PILLAR 2 — STEP-BY-STEP LOGIC
The question asks for a cellular structure present in both prokaryotic and eukaryotic cells. The correct answer is the ribosome. The reasoning proceeds from two premises established in Pillar 1: (1) all cells must synthesize their own proteins because polypeptides cannot cross the plasma membrane from the environment in quantities sufficient to sustain metabolism, and (2) ribosomes are the sole molecular machines capable of catalyzing the peptidyl transferase reaction that polymerizes amino acids into proteins. Because protein synthesis is non-negotiable for life, natural selection has retained ribosomes in every living lineage. In contrast, the nucleus, mitochondria, endoplasmic reticulum, and Golgi apparatus are structures that evolved after the prokaryote–eukaryote split—specifically as part of the endomembrane system and endosymbiotic events that define eukaryotic cell architecture. Therefore, the ribosome is the only structure listed that satisfies the criterion of universal presence.

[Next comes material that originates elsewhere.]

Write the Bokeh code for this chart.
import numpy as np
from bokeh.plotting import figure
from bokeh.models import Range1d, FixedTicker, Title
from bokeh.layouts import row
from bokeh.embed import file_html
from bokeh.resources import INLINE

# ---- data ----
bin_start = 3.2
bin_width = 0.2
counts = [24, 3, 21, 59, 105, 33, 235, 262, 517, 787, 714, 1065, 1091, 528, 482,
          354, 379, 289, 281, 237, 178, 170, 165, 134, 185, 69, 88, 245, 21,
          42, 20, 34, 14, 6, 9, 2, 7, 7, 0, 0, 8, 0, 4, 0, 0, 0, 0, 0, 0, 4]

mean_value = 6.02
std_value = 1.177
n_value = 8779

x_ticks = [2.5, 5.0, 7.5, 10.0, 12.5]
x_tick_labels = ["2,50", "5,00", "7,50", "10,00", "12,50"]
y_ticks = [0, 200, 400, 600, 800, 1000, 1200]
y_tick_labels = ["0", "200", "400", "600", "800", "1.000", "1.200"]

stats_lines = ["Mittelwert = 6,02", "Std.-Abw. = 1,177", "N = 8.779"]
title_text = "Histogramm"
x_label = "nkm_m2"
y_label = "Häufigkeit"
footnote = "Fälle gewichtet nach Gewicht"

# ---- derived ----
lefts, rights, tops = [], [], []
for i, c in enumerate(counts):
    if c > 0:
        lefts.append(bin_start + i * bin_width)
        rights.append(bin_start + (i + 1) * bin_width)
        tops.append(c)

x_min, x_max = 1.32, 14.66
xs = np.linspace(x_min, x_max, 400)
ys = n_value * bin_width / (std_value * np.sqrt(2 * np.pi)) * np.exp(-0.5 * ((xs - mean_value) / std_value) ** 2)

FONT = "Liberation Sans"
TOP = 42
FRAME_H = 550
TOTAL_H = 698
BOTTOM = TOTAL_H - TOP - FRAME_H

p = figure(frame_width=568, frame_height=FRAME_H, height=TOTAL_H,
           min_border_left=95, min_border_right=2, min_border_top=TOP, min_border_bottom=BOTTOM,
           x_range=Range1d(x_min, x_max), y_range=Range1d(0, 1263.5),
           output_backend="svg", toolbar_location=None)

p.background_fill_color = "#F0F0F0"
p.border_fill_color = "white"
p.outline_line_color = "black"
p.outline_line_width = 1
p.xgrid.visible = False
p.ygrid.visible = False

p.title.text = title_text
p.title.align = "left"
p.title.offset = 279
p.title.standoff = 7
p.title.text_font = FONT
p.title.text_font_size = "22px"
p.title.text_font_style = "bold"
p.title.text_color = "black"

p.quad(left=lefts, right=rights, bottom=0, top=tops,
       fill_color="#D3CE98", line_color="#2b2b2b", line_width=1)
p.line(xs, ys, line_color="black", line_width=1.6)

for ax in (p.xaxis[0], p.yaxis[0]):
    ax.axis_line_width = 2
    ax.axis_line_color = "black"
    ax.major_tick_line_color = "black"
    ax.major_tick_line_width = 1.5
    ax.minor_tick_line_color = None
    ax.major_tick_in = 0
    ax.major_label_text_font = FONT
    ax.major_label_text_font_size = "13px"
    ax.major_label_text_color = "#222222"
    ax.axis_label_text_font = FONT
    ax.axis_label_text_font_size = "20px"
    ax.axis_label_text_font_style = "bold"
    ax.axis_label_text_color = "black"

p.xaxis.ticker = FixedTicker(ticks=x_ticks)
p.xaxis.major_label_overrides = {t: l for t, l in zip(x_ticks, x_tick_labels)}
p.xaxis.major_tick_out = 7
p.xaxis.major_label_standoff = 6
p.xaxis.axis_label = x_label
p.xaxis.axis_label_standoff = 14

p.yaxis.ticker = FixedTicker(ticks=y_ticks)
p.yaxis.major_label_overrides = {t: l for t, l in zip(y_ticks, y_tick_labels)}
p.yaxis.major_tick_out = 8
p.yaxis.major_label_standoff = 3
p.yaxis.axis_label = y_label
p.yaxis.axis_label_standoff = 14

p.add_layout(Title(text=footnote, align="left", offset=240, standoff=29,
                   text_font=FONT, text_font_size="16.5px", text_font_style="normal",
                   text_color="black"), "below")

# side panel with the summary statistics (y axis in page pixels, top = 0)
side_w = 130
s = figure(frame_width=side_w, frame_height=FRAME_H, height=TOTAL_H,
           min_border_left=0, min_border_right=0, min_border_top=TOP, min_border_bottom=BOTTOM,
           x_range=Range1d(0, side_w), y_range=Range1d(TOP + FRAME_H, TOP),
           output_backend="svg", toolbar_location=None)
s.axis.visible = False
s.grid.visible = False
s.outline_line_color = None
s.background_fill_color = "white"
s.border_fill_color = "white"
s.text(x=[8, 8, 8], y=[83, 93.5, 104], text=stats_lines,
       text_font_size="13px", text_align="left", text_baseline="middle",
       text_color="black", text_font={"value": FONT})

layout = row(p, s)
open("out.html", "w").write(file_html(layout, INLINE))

PILLAR 3 — DISTRACTOR ANALYSIS
Option A (nucleus): This distractor exploits the common misconception that the nucleus is essential for all cells because it houses DNA. However, prokaryotes lack a membrane-bound nucleus; their circular chromosome resides in an unmembranosed nucleoid region. Students who select this option are conflating 'has DNA' with 'has a nucleus'—a failure to distinguish genetic material from the compartmentalizing envelope.
Option B (mitochondria): This option tempts students who recall that mitochondria have their own 70S ribosomes and bacterial-type DNA, vaguely remembering endosymbiotic theory. The flaw is reasoning backward: although mitochondria evolved from α-proteobacteria, free-living prokaryotes do not contain mitochondria. This reflects confusion between evolutionary ancestry and present-day cellular composition.
Option C (endoplasmic reticulum): Students might choose the ER because they associate ribosomes (which are universal) with the rough ER and overgeneralize that the ER itself must therefore be universal. The error lies in failing to recognize that ER is a eukaryotic endomembrane structure; prokaryotic ribosomes are exclusively free-floating in the cytoplasm.
Option D (Golgi apparatus): This distractor targets students who have memorized the eukaryotic secretory pathway (ER→Golgi→vesicles→plasma membrane) but incorrectly assume that all cells require post-translational processing organelles. Prokaryotes modify proteins through cytoplasmic and membrane-associated enzymes without a stacked cisternal organelle, revealing a gap in understanding the distinction between universal biochemical processes (translation) and lineage-specific compartmentalization.